Investors still need to be cautious

By Staff Reporter

Despite signs of the market turning around, property experts warned that investors still need to be cautious.

“2013 is no different to any other year for an investor in the sense that investors must still weigh up their costs and calculate risks when doing their investments,”’s founder and buyers’ agent Rich Harvey told Smart Property Investment.

“Investors must do significant due diligence before buying any property and before committing to any investment loan.”

Tracey Lunniss, director of TSL Project Services, agreed, adding that now is “a very good time to be buying” because of interest rate cuts and a general rise in the buying and selling activity across Australia.

“The signs are that things are improving and that we’ve hit rock bottom,” Ms Lunniss said. “Investors can pick up properties a lot cheaper than a few years ago."

While there are some good deals, Mr Harvey advised that investors should stay true to the fundamentals of property investment and spread their risk by buying a number of afforable medium priced properties.

“[Investors] should buy a high quality property in a high demand area, where lots of people want to live, and where there is consistent demand, close to great amenities, schools, transport and recreational facilities,” Mr Harvey said.

“Investors need to be very selective to buy an area to achieve strong capital growth.”

He highlighted some strategies investors may consider:

+ Buying capital growth properties in inner and middle ring suburbs of capital cities or good quality apartments and townhouses close to the city.
+ Building a granny flat - Buying a home in an affordable area and adding a granny flat will allow investors to achieve two sources of income.
+ Looking at furnished rentals – Buying a property in a regional area – or where there is demand for furnished properties – and adding a furniture pack will allow investors to achieve yields of seven to eight per cent or more.

While investors may still expect capital growth, Mr Harvey said it won’t be one of the main reasons that investors will be investing this year.

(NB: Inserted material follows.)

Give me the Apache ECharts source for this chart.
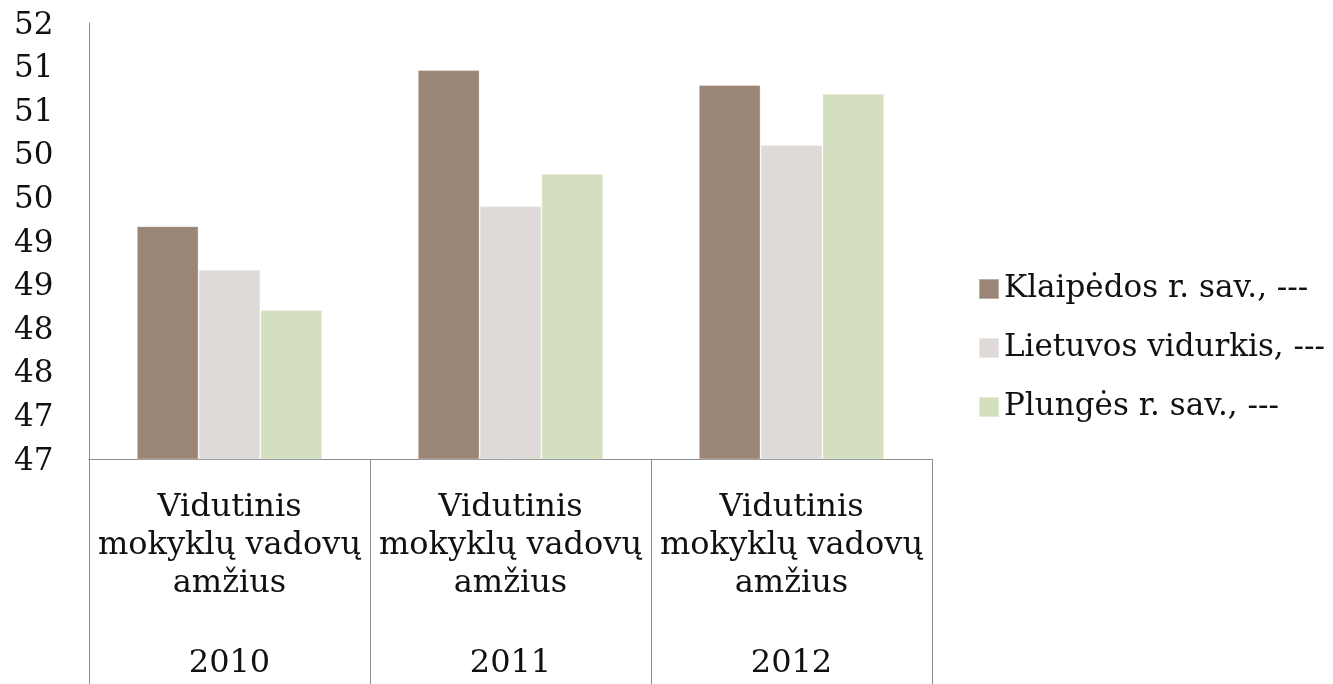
<!DOCTYPE html>
<html>
<head>
<meta charset="utf-8">
<script src="https://cdn.jsdelivr.net/npm/echarts@6/dist/echarts.min.js"></script>
<style>
  html, body { margin: 0; padding: 0; background: #fff; }
  #chart { width: 1333px; height: 684px; }
</style>
</head>
<body>
<div id="chart"></div>
<script>
// Average age of school heads by year
const years = ['2010', '2011', '2012'];
const groupLabel = ['Vidutinis', 'mokyklų vadovų', 'amžius'];
const seriesNames = ['Klaipėdos r. sav., ---', 'Lietuvos vidurkis, ---', 'Plungės r. sav., ---'];
const klaipedos = [49.67, 51.46, 51.29];
const lietuvos = [49.17, 49.90, 50.60];
const plunges = [48.71, 50.27, 51.19];
const colors = ['#9a8576', '#dfdad7', '#d3dfbe'];

const FONT = 'DejaVu Serif';
const chart = echarts.init(document.getElementById('chart'), null, { renderer: 'canvas' });

const seriesData = [klaipedos, lietuvos, plunges];

chart.setOption({
  animation: false,
  grid: { left: 89, right: 401, top: 23, bottom: 225, containLabel: false },
  legend: {
    orient: 'vertical',
    left: 973,
    top: 267,
    itemWidth: 20,
    itemHeight: 20,
    itemGap: 25,
    icon: 'rect',
    data: seriesNames,
    textStyle: { fontFamily: FONT, fontSize: 31, lineHeight: 34, color: '#111' }
  },
  xAxis: {
    type: 'category',
    data: years,
    axisLine: { show: true, lineStyle: { color: '#8c8c8c', width: 1 } },
    axisTick: { show: true, length: 225, lineStyle: { color: '#8c8c8c', width: 1 } },
    axisLabel: {
      margin: 30,
      interval: 0,
      formatter: function (v) {
        return groupLabel.map(function (s) { return '{g|' + s + '}'; }).join('\n') + '\n{gap|}\n{y|' + v + '}';
      },
      rich: {
        g: { fontFamily: FONT, fontSize: 32, lineHeight: 38, color: '#111' },
        gap: { fontSize: 10, lineHeight: 40 },
        y: { fontFamily: FONT, fontSize: 32, lineHeight: 42, color: '#111' }
      }
    }
  },
  yAxis: {
    type: 'value',
    min: 47,
    max: 52,
    interval: 0.5,
    axisLine: { show: true, lineStyle: { color: '#8c8c8c', width: 1 } },
    axisTick: { show: false },
    splitLine: { show: false },
    axisLabel: {
      margin: 75,
      align: 'left',
      fontFamily: FONT,
      fontSize: 31,
      color: '#111',
      formatter: function (v) { return '{n|' + Math.floor(v) + '}'; },
      rich: {
        n: { fontFamily: FONT, fontSize: 31, color: '#111', padding: [5, 0, 0, 0] }
      }
    }
  },
  series: seriesNames.map(function (name, i) {
    return {
      name: name,
      type: 'bar',
      data: seriesData[i],
      barGap: '0%',
      barCategoryGap: '34%',
      itemStyle: { color: colors[i], borderColor: 'rgba(255,255,255,0.35)', borderWidth: 1 }
    };
  })
});
</script>
</body>
</html>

Instead he points to rental yields as one of the main attractions.

“We’re expecting one or two interest rate cuts to further stimulate the economy,” he said. “So we’re finding that yields will definitely be one of the main drivers for investors.”

And while some markets are showing signs of improvement, the market isn’t turning around everywhere.

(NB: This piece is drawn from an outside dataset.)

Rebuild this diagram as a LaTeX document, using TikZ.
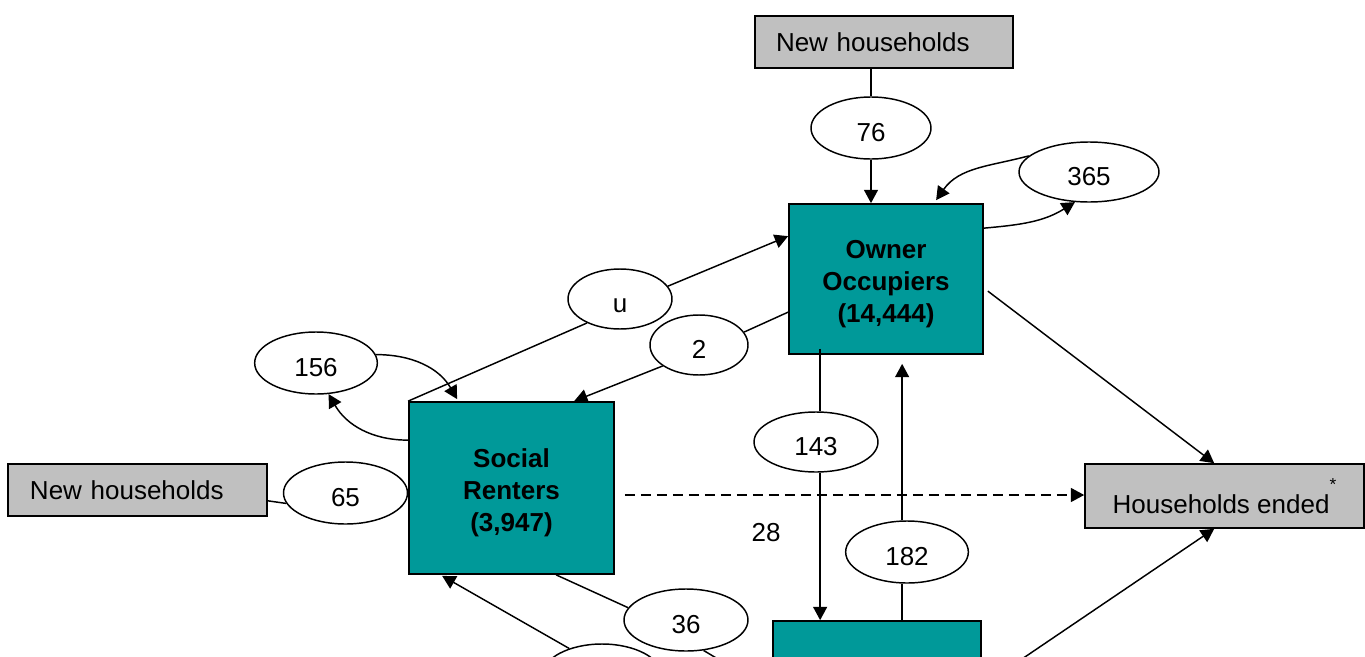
\documentclass[tikz,border=0pt]{standalone}
\usepackage{fontspec}
\setmainfont{Liberation Sans}
\usetikzlibrary{arrows.meta,calc,shapes.geometric}
\definecolor{boxteal}{HTML}{009999}
\definecolor{boxgrey}{HTML}{C0C0C0}
\begin{document}
\begin{tikzpicture}[x=0.75pt,y=-0.75pt,
  greybox/.style={draw, line width=1.2pt, fill=boxgrey, inner sep=0pt, font=\fontsize{19.5}{23}\selectfont},
  statebox/.style={draw, line width=1.3pt, fill=boxteal, inner sep=0pt, align=center, font=\bfseries\fontsize{19.5}{24}\selectfont},
  flow/.style={draw, ellipse, line width=1.1pt, fill=white, inner sep=0pt, text height=20pt, text depth=0pt, font=\fontsize{19.5}{23}\selectfont},
  conn/.style={line width=1.1pt},
  arr/.style={conn, -{Triangle[length=10pt,width=10.5pt]}},
]
\useasboundingbox (0,0) rectangle (1365,657);
\clip (0,0) rectangle (1365,657);

% boxes
\node[greybox, minimum width=193.5pt, minimum height=39pt, text width=162pt, align=left, inner xsep=15.75pt] (nhtop) at (884,42) {New households};
\node[greybox, minimum width=194.25pt, minimum height=39pt, text width=161.25pt, align=left, inner xsep=16.5pt] (nhleft) at (137.5,490) {New households};
\node[greybox, minimum width=209.25pt, minimum height=48pt, align=center] (ended) at (1224.5,496) {Households ended\raisebox{17pt}{\fontsize{13}{13}\selectfont *}};
\node[statebox, minimum width=145.5pt, minimum height=112.5pt] (owner) at (886,279) {\rule{0pt}{21.5pt}Owner\\Occupiers\\(14,444)};
\node[statebox, minimum width=153.75pt, minimum height=129pt] (social) at (511.5,488) {\rule{0pt}{22pt}Social\\Renters\\(3,947)};
\node[statebox, minimum width=156pt, minimum height=112.5pt] (bottom) at (877,696) {};

% flow ellipses
\node[flow, minimum width=90pt, minimum height=46.5pt] (e76) at (871,128) {76};
\node[flow, minimum width=105pt, minimum height=45pt] (e365) at (1089,172) {365};
\node[flow, minimum width=78pt, minimum height=45pt] (eu) at (620,299) {u};
\node[flow, minimum width=73.5pt, minimum height=45pt] (e2) at (699,345) {2};
\node[flow, minimum width=92pt, minimum height=46.5pt] (e156) at (316,363) {156};
\node[flow, minimum width=93pt, minimum height=46.5pt] (e65) at (345.5,493) {65};
\node[flow, minimum width=93pt, minimum height=45pt] (e143) at (816,442) {143};
\node[flow, minimum width=92pt, minimum height=46.5pt] (e182) at (907,552) {182};
\node[flow, minimum width=93pt, minimum height=46.5pt] (e36) at (686,620) {36};
\node[flow, minimum width=90pt, minimum height=48pt] (ebot) at (602,676) {};
\node[font=\fontsize{19.5}{23}\selectfont] (t28) at (766,533) {28};

% helper coordinates
\coordinate (x143) at ($(owner.south west)+(32,-6)$);
\coordinate (x182) at ($(owner.south west)+(114,0)$);
\coordinate (out36) at (770,690);

% connectors
\draw[conn] (nhtop.south -| e76.north) -- (e76.north);
\draw[arr] (e76.south) -- (e76.south |- owner.north);
\draw[arr] (e365.165) to[out=195,in=55] ($(owner.north west)+(148,-3)$);
\draw[arr] ($(owner.north east)+(0,25)$) to[out=5,in=212] (e365.245);
\draw[conn] (social.north west) -- (eu.216);
\draw[arr] (eu.15) -- ($(owner.north west)+(0,33)$);
\draw[conn] ($(owner.north west)+(0,109)$) -- (e2.16);
\draw[arr] (e2.210) -- ($(social.north west)+(166,0)$);
\draw[arr] (e156.8) to[out=0,in=120] ($(social.north west)+(49,-2)$);
\draw[arr] ($(social.north west)+(0,39)$) to[out=180,in=-60] (e156.292);
\draw[conn] ($(nhleft.south east)+(0,-16)$) -- (e65.190);
\draw[arr, dashed, dash pattern=on 7.5pt off 4.5pt] ($(social.east)+(10,7)$) -- ($(ended.west)+(0,-1)$);
\draw[arr] ($(owner.north east)+(4,88)$) -- ($(ended.north west)+(130,0)$);
\draw[arr] ($(bottom.north east)+(0,66)$) -- ($(ended.south west)+(130,0)$);
\draw[conn] (x143) -- (x143 |- e143.north);
\draw[arr] (x143 |- e143.south) -- (x143 |- bottom.north);
\draw[arr] (x182 |- e182.north) -- ($(x182)+(0,9)$);
\draw[conn] (x182 |- bottom.north) -- (x182 |- e182.south);
\draw[conn] ($(social.south west)+(148,0)$) -- (e36.168);
\draw[conn] (e36.300) -- (out36);
\draw[arr] (ebot.140) -- ($(social.south west)+(34,1)$);
\end{tikzpicture}
\end{document}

“There are a couple of green shoots that are showing that the market is improving but I wouldn’t say it’s brilliant,” Mr Harvey said.

The market in New South Wales, in Sydney in particular, and some pockets of regional Queensland are going to be strong, Mr Harvey said, adding that there will continue to be significant demand in Brisbane and Perth on the back of the resources boom.

“For investors, the lack of supply in the market is going to continue to drive capital growth, and that’s one of the key reasons why I would invest in the ongoing market, because we’re just not building enough homes to supply the full market,” Mr Harvey said. “So that’s going to have an upward pressure on prices.”